— Problem description —
Without the pictures, output the lines of the material from the very first through the one that holds "plt.rcParams['font.family'] = ['Lato', 'DejaVu".

— Recorded data —
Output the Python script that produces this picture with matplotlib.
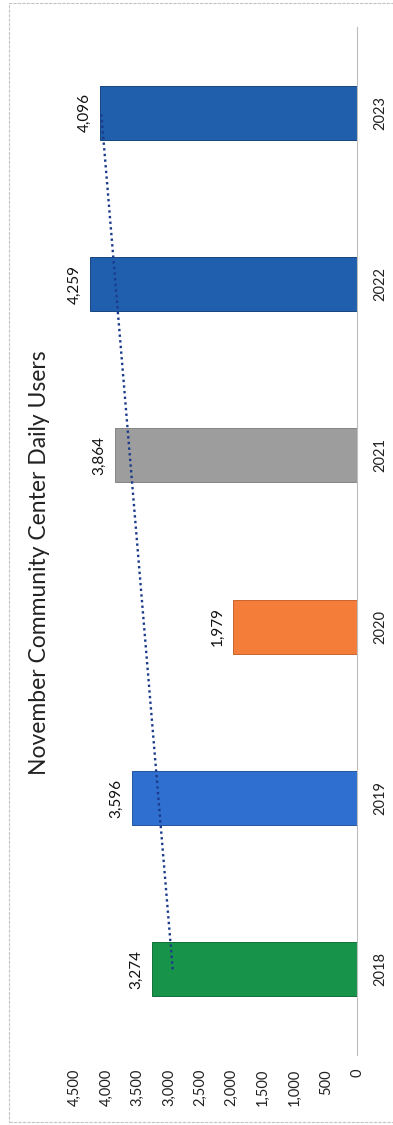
import numpy as np
import matplotlib
matplotlib.use("Agg")
import matplotlib.pyplot as plt
from matplotlib.patches import Rectangle

plt.rcParams['font.family'] = ['Lato', 'DejaVu Sans']

years = ["2018", "2019", "2020", "2021", "2022", "2023"]
users = [3274, 3596, 1979, 3864, 4259, 4096]
bar_colors = ["#17934a", "#2f6fd0", "#f47d3a", "#9d9d9d", "#1f5fae", "#1f5fac"]
edge_colors = ["#11703a", "#22569f", "#c9652e", "#858585", "#17467f", "#17467f"]
value_ticks = [0, 500, 1000, 1500, 2000, 2500, 3000, 3500, 4000, 4500]
title = "November Community Center Daily Users"

W, H = 393, 1125
fig = plt.figure(figsize=(W / 100, H / 100), dpi=100)

# page is turned sideways: categories run bottom-to-top, values grow leftwards
left, right, top, bottom = 75, 357, 27, 1055
ax = fig.add_axes([left / W, 1 - bottom / H, (right - left) / W, (bottom - top) / H])

pos = np.arange(len(years))
ax.barh(pos, users, height=0.315, color=bar_colors, edgecolor=edge_colors,
        linewidth=0.7, zorder=2)

# linear trendline across the years
slope, icpt = np.polyfit(pos, users, 1)
trend = slope * pos + icpt
ax.plot(trend, pos, linestyle=(0, (1, 1.4)), color="#1b3a8a", linewidth=1.7, zorder=3)

for p, v in zip(pos, users):
    ax.annotate(f"{v:,}", xy=(v, p), xytext=(-6, 0), textcoords="offset points",
                rotation=90, ha="right", va="center", fontsize=11, color="#111111")

ax.set_xlim(4500, 0)
ax.set_ylim(-0.5, len(years) - 0.5)
ax.set_xticks(value_ticks)
ax.set_xticklabels([f"{t:,}" for t in value_ticks], rotation=90, fontsize=10.5,
                   color="#222222")
ax.tick_params(axis="x", length=0, pad=10)

ax.yaxis.tick_right()
ax.set_yticks(pos)
ax.set_yticklabels(years, rotation=90, va="center", ha="left", fontsize=10.5,
                   color="#222222")
ax.tick_params(axis="y", length=0, pad=12)

for s in ["top", "bottom", "left"]:
    ax.spines[s].set_visible(False)
ax.spines["right"].set_color("#bdbdbd")
ax.spines["right"].set_linewidth(0.8)

fig.text(40 / W, 1 - 563 / H, title, rotation=90, ha="center", va="center",
         fontsize=16.5, color="#222222")

# outer frame of the chart area
fig.add_artist(Rectangle((9 / W, 1 - 1122 / H), (W + 5 - 9) / W, (1122 - 3) / H,
                         transform=fig.transFigure, fill=False,
                         edgecolor="#c4c4c4", linewidth=0.8,
                         linestyle=(0, (3, 1))))

fig.savefig("out.png", dpi=100)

— Full output —
Output the Python script that produces this picture with matplotlib.
import numpy as np
import matplotlib
matplotlib.use("Agg")
import matplotlib.pyplot as plt
from matplotlib.patches import Rectangle

plt.rcParams['font.family'] = ['Lato', 'DejaVu Sans']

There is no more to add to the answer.